Munkhbat Hasu, proprietor of the Hasu Shivert Resort, is a living example of someone with a strong understanding of how to steward wealth in community. At the Shivert Hot Spring Resort, Hasu realized the problems short term debt was causing in the surrounding agriculture community. His analysis found that many short term loans required a payback period to be transacted before harvest time. This forced farmers to pick food before it is ripe. Unripe fruit and vegetables fetch a lower price at the market. Since all area farmers had a similar debt timing structure and harvest period, all farmers had to sell their unripe food at the same time and the same market; causing a glut and further deflating the market price of the vegetables. Hasu realized that issuing longer term credit, rather than debt, allowed for greater economic benefit to all the participants in the economy. First, he realized that waiting for the highest quality fruits and vegetables to become ripe, increased price at the market. Also, he realized that cold storage would allow goods to be released and sold over time, increasing market price. Lastly, Hasu's offers credit and payment, not just in cash but, additionally, sometimes in seed and/or fully grown vegetables. This function eliminates the need for two exchanges, food/seed for money and later, money for food/seed. Eliminating two middle steps reduces friction and provides a higher yield to both counterparties.

A cultural norm involving money and community has arisen in Mongolia since automobiles have become more widely used in the countryside. In the event that an automobile driver hits and kills or injures a herder's animal, a socially agreed upon, pre-set price is in place that the driver will pay to the herder. the type and quality of animal determines price. For example, sheep and goats cost roughly $100. Cows and yaks cost roughly $400. Normal horses cost roughly $500 and prized racing horses can cost $1000 or more. This compensation to the herder equals the equivalent market price if the meat, milk, etc., were sold.

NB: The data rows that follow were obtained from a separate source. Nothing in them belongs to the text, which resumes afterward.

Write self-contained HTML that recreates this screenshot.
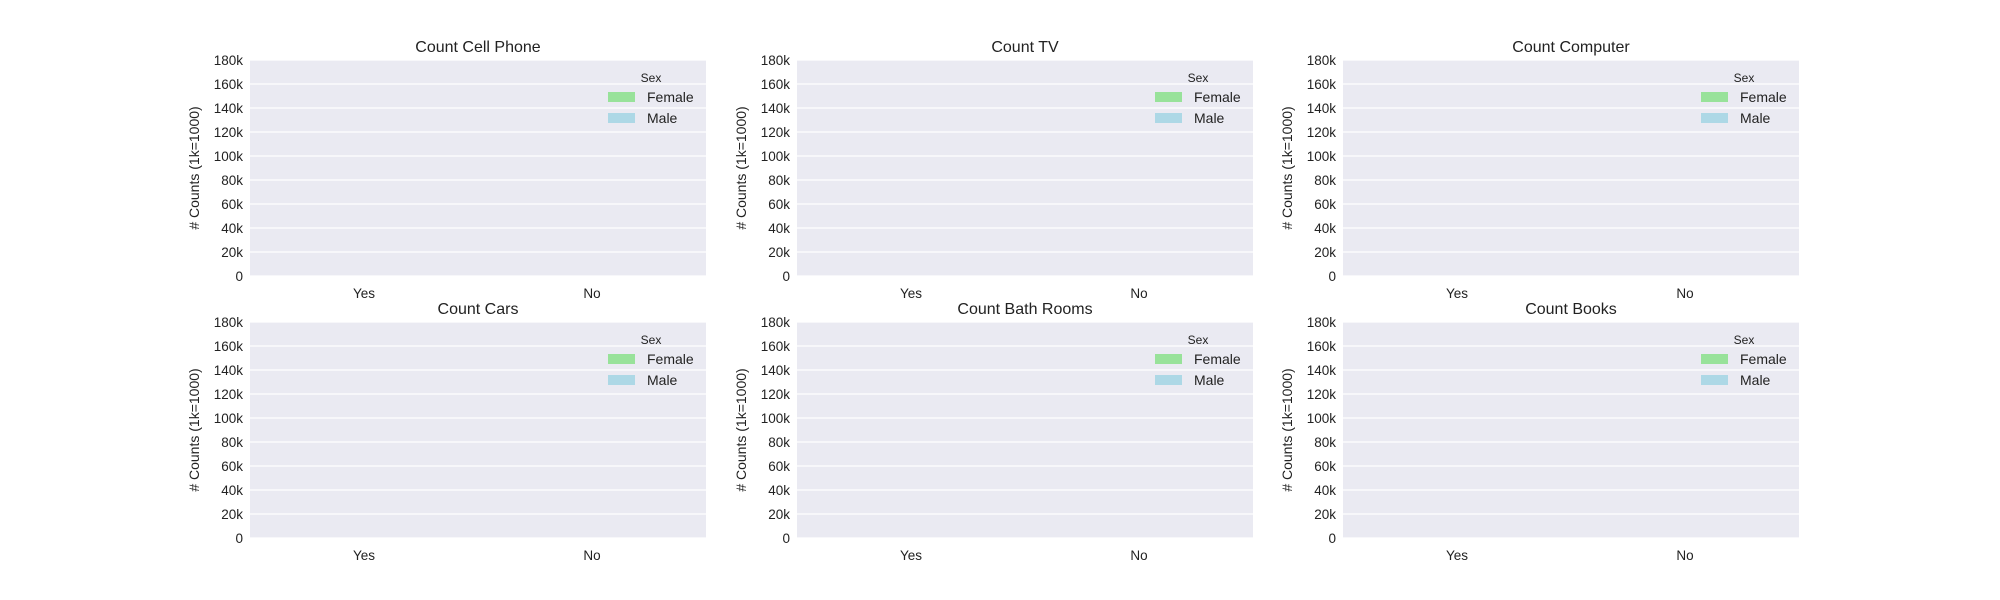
<!DOCTYPE html>
<html><head><meta charset="utf-8"><style>
html,body{margin:0;padding:0;background:#fff;}
svg{display:block;font-family:"Liberation Sans",Arial,sans-serif;}
</style></head><body>
<svg id="chart" width="2000" height="600" viewBox="0 0 2000 600" xmlns="http://www.w3.org/2000/svg"></svg>
<script>
const titles = ["Count Cell Phone","Count TV","Count Computer","Count Cars","Count Bath Rooms","Count Books"];
const categories = ["Yes","No"];
const seriesNames = ["Female","Male"];
const femaleValues = [[0,0],[0,0],[0,0],[0,0],[0,0],[0,0]];
const maleValues = [[0,0],[0,0],[0,0],[0,0],[0,0],[0,0]];
const yTicks = [0,20000,40000,60000,80000,100000,120000,140000,160000,180000];
const yTickLabels = ["0","20k","40k","60k","80k","100k","120k","140k","160k","180k"];
const seriesColors = ["#98e29a","#add8e6"];

const svg = document.getElementById('chart');
const NS = "http://www.w3.org/2000/svg";
function mk(tag, attrs, parent){const e=document.createElementNS(NS,tag);for(const k in attrs)e.setAttribute(k,attrs[k]);(parent||svg).appendChild(e);return e;}
const colX=[250,797,1343], rowY=[60,322], W=456, H=216, YMAX=180000;

titles.forEach((t,i)=>{
  const x0=colX[i%3], y0=rowY[Math.floor(i/3)];
  const g=mk('g',{});
  
  
  const yS=v=>y0+H-v/YMAX*H;
  const xBand=W/categories.length;
  const bg=mk('rect',{x:x0,y:y0,width:W,height:H,fill:'#eaeaf2'},g);
  
  
  yTicks.forEach((v,k)=>{
    const gl=mk('line',{x1:x0,x2:x0+W,y1:yS(v),y2:yS(v),stroke:'#fff','stroke-width':1.3},g);
    
    
    const tl=mk('text',{x:x0-7,y:yS(v)+5,'text-anchor':'end','font-size':13.5,fill:'#222'},g);
    tl.textContent=yTickLabels[k];
    
    
  });
  // bars
  [femaleValues[i],maleValues[i]].forEach((vals,s)=>{
    vals.forEach((v,c)=>{
      const bw=xBand*0.4;
      const bx=x0+xBand*c+xBand*0.1+s*bw;
      const b=mk('rect',{x:bx,y:yS(v),width:bw,height:y0+H-yS(v),fill:seriesColors[s]},g);
      
      
    });
  });
  categories.forEach((c,k)=>{
    const xl=mk('text',{x:x0+xBand*(k+0.5),y:y0+H+22,'text-anchor':'middle','font-size':13.5,fill:'#222'},g);
    xl.textContent=c;
    
    
  });
  const tt=mk('text',{x:x0+W/2,y:y0-8,'text-anchor':'middle','font-size':16,fill:'#222'},g);
  tt.textContent=t;
  
  
  const yl=mk('text',{x:0,y:0,'text-anchor':'middle','font-size':14,fill:'#222',transform:`translate(${x0-51},${y0+H/2}) rotate(-90)`},g);
  yl.textContent="# Counts (1k=1000)";
  
  
  // legend
  const lg=mk('g',{},g);
  
  
  const lt=mk('text',{x:x0+401,y:y0+22,'text-anchor':'middle','font-size':12,fill:'#222'},lg);
  lt.textContent="Sex";
  
  
  seriesNames.forEach((n,s)=>{
    const ly=y0+37+s*21;
    const p=mk('rect',{x:x0+358,y:ly-5,width:27,height:10,fill:seriesColors[s]},lg);
    
    
    const tx=mk('text',{x:x0+397,y:ly+5,'font-size':14,fill:'#222'},lg);
    tx.textContent=n;
    
    
  });
});
</script>
</body></html>
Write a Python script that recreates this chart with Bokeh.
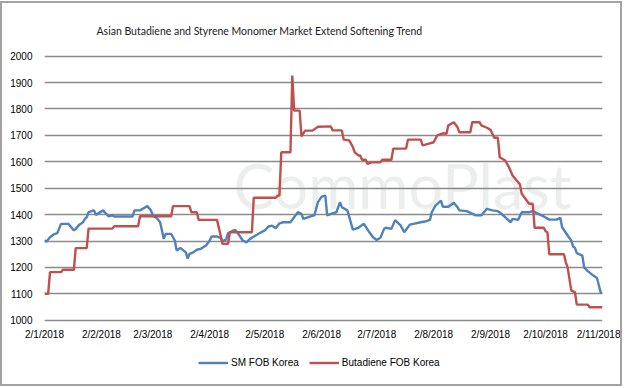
from datetime import datetime
from bokeh.plotting import figure
from bokeh.models import Range1d, FixedTicker, Label, Legend, LegendItem
from bokeh.embed import file_html
from bokeh.resources import INLINE

title_text = "Asian Butadiene and Styrene Monomer Market Extend Softening Trend"
x_tick_labels = ["2/1/2018", "2/2/2018", "2/3/2018", "2/4/2018", "2/5/2018", "2/6/2018",
                 "2/7/2018", "2/8/2018", "2/9/2018", "2/10/2018", "2/11/2018"]
y_ticks = [1000, 1100, 1200, 1300, 1400, 1500, 1600, 1700, 1800, 1900, 2000]

sm_name = "SM FOB Korea"
sm_dates = ["2018-01-02", "2018-01-03", "2018-01-05", "2018-01-07", "2018-01-09", "2018-01-11",
            "2018-01-15", "2018-01-18", "2018-01-19", "2018-01-21", "2018-01-23", "2018-01-24",
            "2018-01-25", "2018-01-26", "2018-01-29", "2018-01-30", "2018-02-03", "2018-02-04",
            "2018-02-06", "2018-02-08", "2018-02-09", "2018-02-19", "2018-02-20", "2018-02-23",
            "2018-02-27", "2018-03-01", "2018-03-02", "2018-03-04", "2018-03-06", "2018-03-08",
            "2018-03-09", "2018-03-12", "2018-03-14", "2018-03-15", "2018-03-17", "2018-03-20",
            "2018-03-21", "2018-03-22", "2018-03-24", "2018-03-26", "2018-03-28", "2018-03-31",
            "2018-04-02", "2018-04-03", "2018-04-06", "2018-04-08", "2018-04-09", "2018-04-11",
            "2018-04-12", "2018-04-14", "2018-04-16", "2018-04-17", "2018-04-20", "2018-04-22",
            "2018-04-24", "2018-04-27", "2018-04-30", "2018-05-02", "2018-05-04", "2018-05-06",
            "2018-05-08", "2018-05-10", "2018-05-12", "2018-05-16", "2018-05-18", "2018-05-20",
            "2018-05-22", "2018-05-23", "2018-05-27", "2018-05-29", "2018-05-30", "2018-05-31",
            "2018-06-02", "2018-06-04", "2018-06-05", "2018-06-07", "2018-06-10", "2018-06-12",
            "2018-06-13", "2018-06-16", "2018-06-19", "2018-06-22", "2018-06-25", "2018-06-28",
            "2018-06-30", "2018-07-02", "2018-07-04", "2018-07-06", "2018-07-07", "2018-07-10",
            "2018-07-12", "2018-07-15", "2018-07-17", "2018-07-20", "2018-07-22", "2018-07-26",
            "2018-07-29", "2018-07-31", "2018-08-01", "2018-08-03", "2018-08-06", "2018-08-07",
            "2018-08-10", "2018-08-13", "2018-08-15", "2018-08-16", "2018-08-20", "2018-08-25",
            "2018-08-28", "2018-08-31", "2018-09-03", "2018-09-06", "2018-09-08", "2018-09-13",
            "2018-09-14", "2018-09-17", "2018-09-19", "2018-09-23", "2018-09-25", "2018-09-28",
            "2018-10-01", "2018-10-04", "2018-10-08", "2018-10-10", "2018-10-11", "2018-10-14",
            "2018-10-16", "2018-10-17", "2018-10-18", "2018-10-19", "2018-10-22", "2018-10-23",
            "2018-10-25", "2018-10-28", "2018-10-30", "2018-11-01", "2018-11-02"]
sm_values = [1303, 1297, 1314, 1325, 1330, 1365,
             1365, 1340, 1346, 1362, 1371, 1384,
             1390, 1409, 1416, 1399, 1416, 1407,
             1393, 1397, 1393, 1393, 1416, 1416,
             1432, 1416, 1397, 1388, 1371, 1308,
             1327, 1327, 1302, 1264, 1274, 1257,
             1233, 1251, 1257, 1267, 1270, 1283,
             1302, 1317, 1317, 1312, 1299, 1306,
             1330, 1337, 1342, 1333, 1302, 1295,
             1308, 1321, 1333, 1340, 1355, 1358,
             1348, 1367, 1371, 1371, 1390, 1409,
             1403, 1384, 1393, 1397, 1422, 1447,
             1468, 1472, 1397, 1403, 1409, 1447,
             1428, 1416, 1343, 1350, 1365, 1333,
             1314, 1304, 1312, 1346, 1350, 1346,
             1379, 1359, 1333, 1362, 1365, 1371,
             1375, 1380, 1409, 1434, 1453, 1430,
             1430, 1445, 1428, 1416, 1413, 1397,
             1397, 1422, 1416, 1413, 1403, 1371,
             1384, 1380, 1409, 1409, 1413, 1403,
             1393, 1381, 1381, 1388, 1352, 1321,
             1302, 1279, 1274, 1254, 1245, 1200,
             1186, 1169, 1160, 1106, 1102]

bd_name = "Butadiene FOB Korea"
bd_dates = ["2018-01-02", "2018-01-04", "2018-01-05", "2018-01-11", "2018-01-12", "2018-01-18",
            "2018-01-19", "2018-01-25", "2018-01-26", "2018-02-08", "2018-02-09", "2018-02-22",
            "2018-02-23", "2018-03-12", "2018-03-13", "2018-03-22", "2018-03-23", "2018-03-26",
            "2018-03-27", "2018-04-06", "2018-04-09", "2018-04-12", "2018-04-13", "2018-04-25",
            "2018-04-26", "2018-05-08", "2018-05-09", "2018-05-10", "2018-05-11", "2018-05-16",
            "2018-05-17", "2018-05-18", "2018-05-21", "2018-05-22", "2018-05-24", "2018-05-28",
            "2018-05-31", "2018-06-07", "2018-06-08", "2018-06-13", "2018-06-14", "2018-06-17",
            "2018-06-19", "2018-06-20", "2018-06-22", "2018-06-23", "2018-06-24", "2018-06-26",
            "2018-06-27", "2018-06-29", "2018-07-04", "2018-07-05", "2018-07-10", "2018-07-11",
            "2018-07-18", "2018-07-19", "2018-07-26", "2018-07-27", "2018-07-30", "2018-08-02",
            "2018-08-04", "2018-08-07", "2018-08-09", "2018-08-10", "2018-08-13", "2018-08-15",
            "2018-08-16", "2018-08-22", "2018-08-23", "2018-08-27", "2018-08-28", "2018-08-31",
            "2018-09-02", "2018-09-04", "2018-09-06", "2018-09-07", "2018-09-10", "2018-09-12",
            "2018-09-14", "2018-09-18", "2018-09-19", "2018-09-23", "2018-09-25", "2018-09-26",
            "2018-10-01", "2018-10-02", "2018-10-03", "2018-10-04", "2018-10-12", "2018-10-13",
            "2018-10-14", "2018-10-16", "2018-10-18", "2018-10-19", "2018-10-25", "2018-10-26",
            "2018-11-02"]
bd_values = [1100, 1100, 1182, 1182, 1191, 1191,
             1273, 1273, 1347, 1347, 1356, 1356,
             1394, 1394, 1432, 1432, 1409, 1409,
             1380, 1380, 1289, 1289, 1333, 1333,
             1464, 1464, 1472, 1472, 1636, 1636,
             1927, 1794, 1794, 1696, 1718, 1718,
             1733, 1734, 1719, 1719, 1684, 1681,
             1656, 1636, 1624, 1624, 1608, 1608,
             1592, 1598, 1598, 1608, 1608, 1650,
             1650, 1684, 1684, 1662, 1668, 1674,
             1700, 1708, 1706, 1738, 1750, 1731,
             1712, 1712, 1750, 1750, 1738, 1729,
             1721, 1691, 1691, 1617, 1605, 1580,
             1548, 1515, 1479, 1441, 1441, 1350,
             1350, 1337, 1333, 1250, 1250, 1220,
             1200, 1112, 1106, 1059, 1059, 1049,
             1049]

FONT = "Liberation Sans"


def to_dt(s):
    return datetime.strptime(s, "%Y-%m-%d")


def tick_dt(lbl):
    return datetime.strptime(lbl, "%d/%m/%Y")


def ms(dt):
    return int((dt - datetime(1970, 1, 1)).total_seconds() * 1000)


# frame spans down to the legend row; 1000 sits where the reference's bottom gridline is
p = figure(width=622, height=385, x_axis_type="datetime",
           output_backend="svg", toolbar_location=None,
           x_range=Range1d(tick_dt(x_tick_labels[0]), tick_dt(x_tick_labels[-1])),
           y_range=Range1d(783.0, 2006.4),
           min_border_left=42, min_border_right=22, min_border_top=51, min_border_bottom=11,
           margin=(1, 0, 0, 0),
           styles={"border": "2px solid #a3a3a3"})
p.outline_line_color = None
p.background_fill_color = "white"
p.border_fill_color = "white"

# title
p.title.text = title_text
p.title.align = "left"
p.title.offset = 52
p.title.standoff = 36
p.title.text_font = "Lato"
p.title.text_font_style = "normal"
p.title.text_font_size = "10.5px"
p.title.text_color = "#1a1a1a"

# axes
tick_ms = [ms(tick_dt(l)) for l in x_tick_labels]
p.xaxis.ticker = FixedTicker(ticks=tick_ms)
p.xaxis.major_label_overrides = {t: l for t, l in zip(tick_ms, x_tick_labels)}
p.yaxis.ticker = FixedTicker(ticks=y_ticks)
for ax in (p.xaxis, p.yaxis):
    ax.axis_line_color = None
    ax.major_tick_line_color = None
    ax.minor_tick_line_color = None
    ax.major_tick_out = 0
    ax.major_tick_in = 0
    ax.minor_tick_out = 0
    ax.minor_tick_in = 0
    ax.major_label_text_font = FONT
    ax.major_label_text_font_size = "10px"
    ax.major_label_text_color = "#000000"
p.xaxis.major_label_standoff = -49
p.yaxis.major_label_standoff = 12

p.xgrid.grid_line_color = None
p.ygrid.ticker = FixedTicker(ticks=y_ticks)
p.ygrid.grid_line_color = "#8a8a8a"
p.ygrid.grid_line_width = 1.7

# watermark
wm = Label(x=358, y=192, x_units="screen", y_units="screen", text="CommoPlast",
           text_align="center", text_baseline="middle", text_font="Lato",
           text_font_size="61px", text_color="#eceeee", level="image")
p.add_layout(wm)

# series
r_sm = p.line([to_dt(d) for d in sm_dates], sm_values, color="#4F81BD", line_width=2.4)
r_bd = p.line([to_dt(d) for d in bd_dates], bd_values, color="#C0504D", line_width=2.4)

legend = Legend(items=[LegendItem(label=sm_name, renderers=[r_sm]),
                       LegendItem(label=bd_name, renderers=[r_bd])],
                orientation="horizontal", location=(154, 8),
                background_fill_alpha=0, border_line_color=None,
                padding=0, margin=0, spacing=10, glyph_width=30, glyph_height=13,
                label_height=13, label_standoff=3, label_text_font=FONT,
                label_text_font_size="10px", label_text_color="#000000")
p.add_layout(legend)

open("out.html", "w").write(file_html(p, INLINE))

While abundant wealth exists throughout Mongolia, the lure of monetary wealth is becoming attractive. Western influence, a market economy and the increase of the mining industry all clash with local culture and value systems but also offer new global options and opportunities. The Oyu Tologoi mine in the south is rumored to be the largest gold and copper deposit in the world. Many interest, governments, corporations, and individuals all have a stake in the outcome. Currently, money and commodity are driving the process.